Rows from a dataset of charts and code

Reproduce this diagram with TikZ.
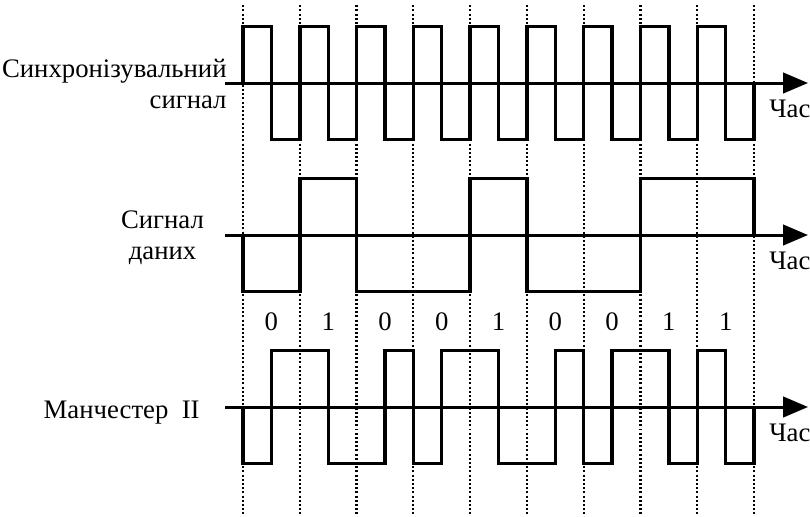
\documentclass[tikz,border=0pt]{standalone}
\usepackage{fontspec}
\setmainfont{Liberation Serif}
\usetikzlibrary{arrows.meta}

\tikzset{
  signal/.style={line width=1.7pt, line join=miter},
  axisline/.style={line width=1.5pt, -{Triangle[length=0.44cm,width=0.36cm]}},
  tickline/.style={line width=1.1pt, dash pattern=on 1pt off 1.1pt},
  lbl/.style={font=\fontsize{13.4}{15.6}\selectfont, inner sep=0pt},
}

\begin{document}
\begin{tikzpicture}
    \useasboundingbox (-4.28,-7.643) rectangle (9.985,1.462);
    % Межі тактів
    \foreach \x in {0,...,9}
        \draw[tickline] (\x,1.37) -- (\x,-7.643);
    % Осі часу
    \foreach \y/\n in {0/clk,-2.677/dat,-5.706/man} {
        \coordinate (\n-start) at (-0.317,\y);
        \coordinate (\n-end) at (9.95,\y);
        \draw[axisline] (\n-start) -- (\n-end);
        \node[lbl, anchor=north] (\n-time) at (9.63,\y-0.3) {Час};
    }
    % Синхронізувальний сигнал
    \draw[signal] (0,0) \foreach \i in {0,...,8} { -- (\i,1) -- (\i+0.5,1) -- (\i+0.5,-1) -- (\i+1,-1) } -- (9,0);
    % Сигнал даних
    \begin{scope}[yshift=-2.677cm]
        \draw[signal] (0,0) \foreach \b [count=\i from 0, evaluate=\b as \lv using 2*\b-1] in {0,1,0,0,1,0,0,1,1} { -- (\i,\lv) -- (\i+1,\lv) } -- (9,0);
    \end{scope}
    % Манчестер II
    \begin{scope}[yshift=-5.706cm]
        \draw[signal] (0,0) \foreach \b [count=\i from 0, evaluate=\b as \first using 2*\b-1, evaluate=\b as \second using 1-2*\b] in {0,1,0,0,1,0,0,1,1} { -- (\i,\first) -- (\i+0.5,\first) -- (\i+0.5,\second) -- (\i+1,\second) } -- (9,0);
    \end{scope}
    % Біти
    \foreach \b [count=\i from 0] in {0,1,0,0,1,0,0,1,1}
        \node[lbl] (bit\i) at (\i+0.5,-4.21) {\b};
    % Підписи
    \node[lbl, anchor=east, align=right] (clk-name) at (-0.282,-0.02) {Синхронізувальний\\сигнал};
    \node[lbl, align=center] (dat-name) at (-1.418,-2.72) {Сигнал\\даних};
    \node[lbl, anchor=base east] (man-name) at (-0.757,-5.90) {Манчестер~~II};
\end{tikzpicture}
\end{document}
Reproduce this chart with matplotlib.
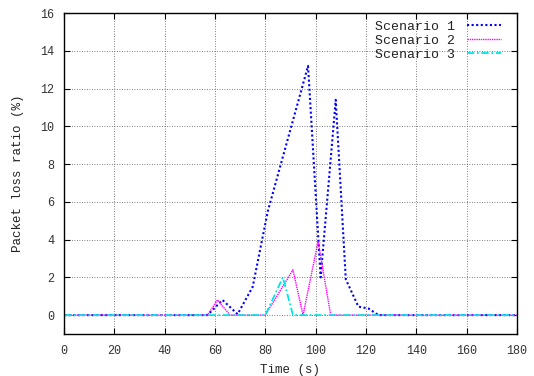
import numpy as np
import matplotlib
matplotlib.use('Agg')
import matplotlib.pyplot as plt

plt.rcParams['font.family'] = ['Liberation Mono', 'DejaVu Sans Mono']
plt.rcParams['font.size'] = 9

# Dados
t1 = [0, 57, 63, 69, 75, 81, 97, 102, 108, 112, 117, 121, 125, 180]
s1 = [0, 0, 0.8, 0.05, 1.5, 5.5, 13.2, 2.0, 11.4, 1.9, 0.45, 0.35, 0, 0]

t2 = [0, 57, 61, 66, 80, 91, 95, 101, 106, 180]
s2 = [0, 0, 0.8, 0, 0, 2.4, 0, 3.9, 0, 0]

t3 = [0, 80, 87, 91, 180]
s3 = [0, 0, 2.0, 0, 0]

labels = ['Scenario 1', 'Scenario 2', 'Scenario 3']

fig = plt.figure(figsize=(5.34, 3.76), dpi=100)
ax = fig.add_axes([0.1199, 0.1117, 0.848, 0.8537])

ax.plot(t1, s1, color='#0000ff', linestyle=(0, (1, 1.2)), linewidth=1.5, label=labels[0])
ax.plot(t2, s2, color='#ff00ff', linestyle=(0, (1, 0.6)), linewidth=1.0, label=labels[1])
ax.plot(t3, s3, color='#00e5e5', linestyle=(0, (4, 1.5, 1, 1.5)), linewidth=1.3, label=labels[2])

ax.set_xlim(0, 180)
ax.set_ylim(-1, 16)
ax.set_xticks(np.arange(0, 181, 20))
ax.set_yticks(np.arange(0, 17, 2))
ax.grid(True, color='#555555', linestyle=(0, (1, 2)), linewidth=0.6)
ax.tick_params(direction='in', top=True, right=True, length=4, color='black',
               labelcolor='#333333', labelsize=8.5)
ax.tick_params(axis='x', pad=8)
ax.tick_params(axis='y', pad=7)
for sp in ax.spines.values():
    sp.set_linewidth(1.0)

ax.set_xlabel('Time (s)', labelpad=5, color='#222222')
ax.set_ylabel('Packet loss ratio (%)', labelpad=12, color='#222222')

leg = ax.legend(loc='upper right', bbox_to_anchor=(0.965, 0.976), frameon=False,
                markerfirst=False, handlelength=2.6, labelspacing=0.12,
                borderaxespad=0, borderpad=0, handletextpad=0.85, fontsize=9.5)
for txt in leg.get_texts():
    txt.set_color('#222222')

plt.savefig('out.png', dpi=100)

_INSTRUCTION_
Check every line in the material above for the string "with", then give only the number of lines that have it.

_COMPLETE OUTPUT_
2